An excerpt from Udolpho.com:
It could be that the money spent by schools on computers in the classroom has accomplished little more than the money previously spent on televisions in the classroom, film projectors in the classroom, and tape cassette-narrated slideshows in the classroom. It has bought apparently priceless nap-time for pedagogues and given students another way to avoid studying or learning anything. Has it made them smarter? Take a guess. (Maybe the most insidious effect of computers in the classroom is that they encourage the moronic sentiment that learning can be "fun" – is this a culture that undervalues fun and overvalues hard work?)
The real crisis in education is that which affects students who begin school well behind their peers and never catch up. By the end of elementary school these students are reading four or more grade levels behind and are perfectly positioned for a life of ignorance and hardship, competing with sub-minimum wage illegals for the few jobs they are fit to perform – effectively disenfranchised. They are pushed through the system by indifferent educators despite their obvious difficulties until they reach an age at which it is suitable to eject them, grossly unprepared, into the real world. Yes, the problem is that when you put these students at a school desk with a computer they are already screwed. When you are hopelessly behind other students in such subjects as English and math, what is a computer supposed to do for you? It serves much the same purpose as oxygen masks on an airplane about to make an uncontrolled landing – it keeps the student sedated and untroubled by the harshness of life to come.
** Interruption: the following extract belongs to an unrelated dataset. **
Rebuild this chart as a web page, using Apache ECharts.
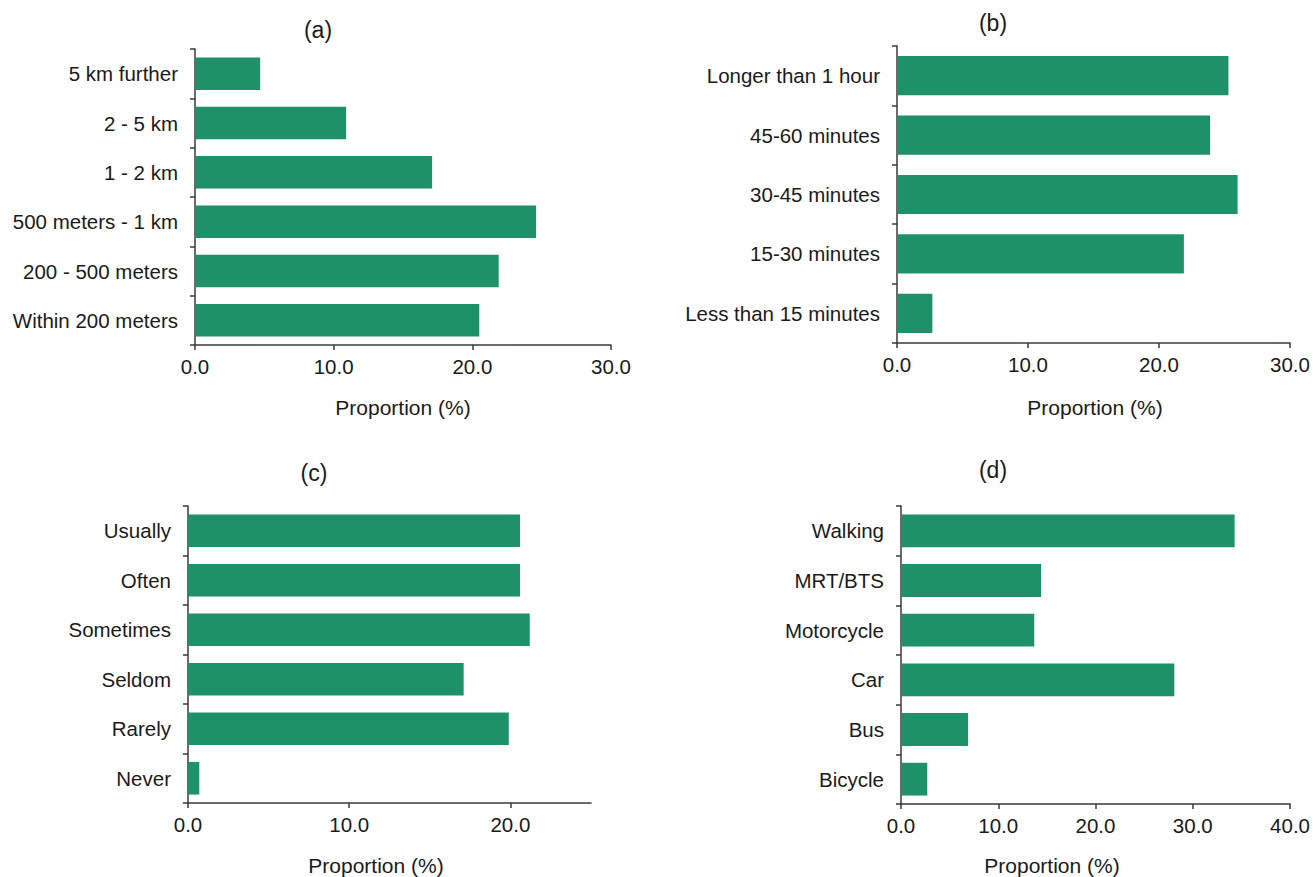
<!DOCTYPE html>
<html>
<head>
<meta charset="utf-8">
<script src="https://cdn.jsdelivr.net/npm/echarts@6/dist/echarts.min.js"></script>
<style>
  html, body { margin: 0; padding: 0; background: #ffffff; }
  #chart { width: 1313px; height: 877px; }
</style>
</head>
<body>
<div id="chart"></div>
<script>
// (a) distance
const distanceCategories = ['5 km further', '2 - 5 km', '1 - 2 km', '500 meters - 1 km', '200 - 500 meters', 'Within 200 meters'];
const distanceValues = [4.7, 10.9, 17.1, 24.6, 21.9, 20.5];
const distanceTicks = [0, 10, 20, 30];

// (b) duration
const durationCategories = ['Longer than 1 hour', '45-60 minutes', '30-45 minutes', '15-30 minutes', 'Less than 15 minutes'];
const durationValues = [25.3, 23.9, 26.0, 21.9, 2.7];
const durationTicks = [0, 10, 20, 30];

// (c) frequency
const frequencyCategories = ['Usually', 'Often', 'Sometimes', 'Seldom', 'Rarely', 'Never'];
const frequencyValues = [20.6, 20.6, 21.2, 17.1, 19.9, 0.7];
const frequencyTicks = [0, 10, 20];

// (d) travel mode
const modeCategories = ['Walking', 'MRT/BTS', 'Motorcycle', 'Car', 'Bus', 'Bicycle'];
const modeValues = [34.3, 14.4, 13.7, 28.1, 6.9, 2.7];
const modeTicks = [0, 10, 20, 30, 40];

const panelLabels = ['(a)', '(b)', '(c)', '(d)'];
const axisTitle = 'Proportion (%)';

const BAR_COLOR = '#1f9169';
const AXIS_COLOR = '#3a3a3a';
const TEXT_COLOR = '#1a1a1a';
const FONT = '"Liberation Sans", Arial, sans-serif';
const LABEL_SIZE = 20.5;

const panels = [
  { cats: distanceCategories, vals: distanceValues, ticks: distanceTicks, max: 30,
    grid: { left: 195, top: 49, width: 416, height: 296 }, label: panelLabels[0],
    labelPos: [318, 30], namePos: [403, 407] },
  { cats: durationCategories, vals: durationValues, ticks: durationTicks, max: 30,
    grid: { left: 897, top: 46, width: 393, height: 297 }, label: panelLabels[1],
    labelPos: [993, 23], namePos: [1095, 407] },
  { cats: frequencyCategories, vals: frequencyValues, ticks: frequencyTicks, max: 25,
    grid: { left: 188, top: 506, width: 403, height: 297 }, label: panelLabels[2],
    labelPos: [314, 473], namePos: [376, 865] },
  { cats: modeCategories, vals: modeValues, ticks: modeTicks, max: 40,
    grid: { left: 901, top: 506, width: 391, height: 298 }, label: panelLabels[3],
    labelPos: [993, 470], namePos: [1052, 865] }
];

const axisLineStyle = { color: AXIS_COLOR, width: 1.5 };

const option = {
  animation: false,
  backgroundColor: '#ffffff',
  textStyle: { fontFamily: FONT },
  title: [],
  grid: [],
  xAxis: [],
  yAxis: [],
  series: []
};

panels.forEach((p, i) => {
  option.grid.push(Object.assign({ containLabel: false }, p.grid));

  option.xAxis.push({
    type: 'value',
    gridIndex: i,
    min: 0,
    max: p.max,
    interval: 10,
    splitLine: { show: false },
    axisLine: { show: true, lineStyle: axisLineStyle },
    axisTick: { show: true, length: 5, lineStyle: axisLineStyle, customValues: p.ticks },
    axisLabel: {
      customValues: p.ticks,
      formatter: v => Number(v).toFixed(1),
      fontSize: LABEL_SIZE, color: TEXT_COLOR, fontFamily: FONT, margin: 11
    }
  });

  option.yAxis.push({
    type: 'category',
    gridIndex: i,
    inverse: true,
    data: p.cats,
    axisLine: { show: true, lineStyle: axisLineStyle },
    axisTick: { show: true, length: 5, lineStyle: axisLineStyle },
    axisLabel: { fontSize: LABEL_SIZE, color: TEXT_COLOR, fontFamily: FONT, margin: 17 }
  });

  option.series.push({
    type: 'bar',
    xAxisIndex: i,
    yAxisIndex: i,
    data: p.vals,
    barCategoryGap: '34%',
    itemStyle: { color: BAR_COLOR },
    silent: true
  });

  option.title.push({
    text: p.label,
    left: p.labelPos[0],
    top: p.labelPos[1],
    textAlign: 'center',
    textVerticalAlign: 'middle',
    padding: 0,
    textStyle: { fontSize: 23, fontWeight: 'normal', color: TEXT_COLOR, fontFamily: FONT }
  });
  option.title.push({
    text: axisTitle,
    left: p.namePos[0],
    top: p.namePos[1],
    textAlign: 'center',
    textVerticalAlign: 'middle',
    padding: 0,
    textStyle: { fontSize: 21, fontWeight: 'normal', color: TEXT_COLOR, fontFamily: FONT }
  });
});

const chart = echarts.init(document.getElementById('chart'), null, { renderer: 'svg' });
chart.setOption(option);
</script>
</body>
</html>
Whoever wrote this drivel has spent as much time in a classroom as I have spent in outer space.
Posted by: Bryan | 09/18/2006 at 06:35 AM
Well, if you'd like the perspective of one who has spent MUCH time in the classroom, look no further than John Taylor Gatto, former New York State Teacher of the Year.
Here's a good article he wrote:
"How public education cripples our kids, and why"
http://www.johntaylorgatto.com/hp/frames.htm
Posted by: Maven | 09/18/2006 at 10:18 AM
Gee, Bryan, I've somehow managed to learn to read and write without having a computer. I used these funny old things called "books" and "paper" and "pencils." And I learned how to read so early in my life that I can't remember a time when I didn't know how to read. These strange things called "parents" taught me. I've met kids today who, with all the internet and tv and so on at their disposal, who know less about the world at fifteen years of age than I did at ten. So where is he writing drivel?
Posted by: Andrea Harris | 09/18/2006 at 11:45 PM
I don't know how much time you spent in outer space, but unless this guy also grew up there he probably spent at least twelve years in the classroom. (Sorry.) This pretty much matches Bob Somerby's view at the Daily Howler, and he actually educated these kind of kids and is a liberal.
Andrea, I would bet that you could have met the same kids who knew less than you did when you were ten. Most people don't learn that kind of stuff.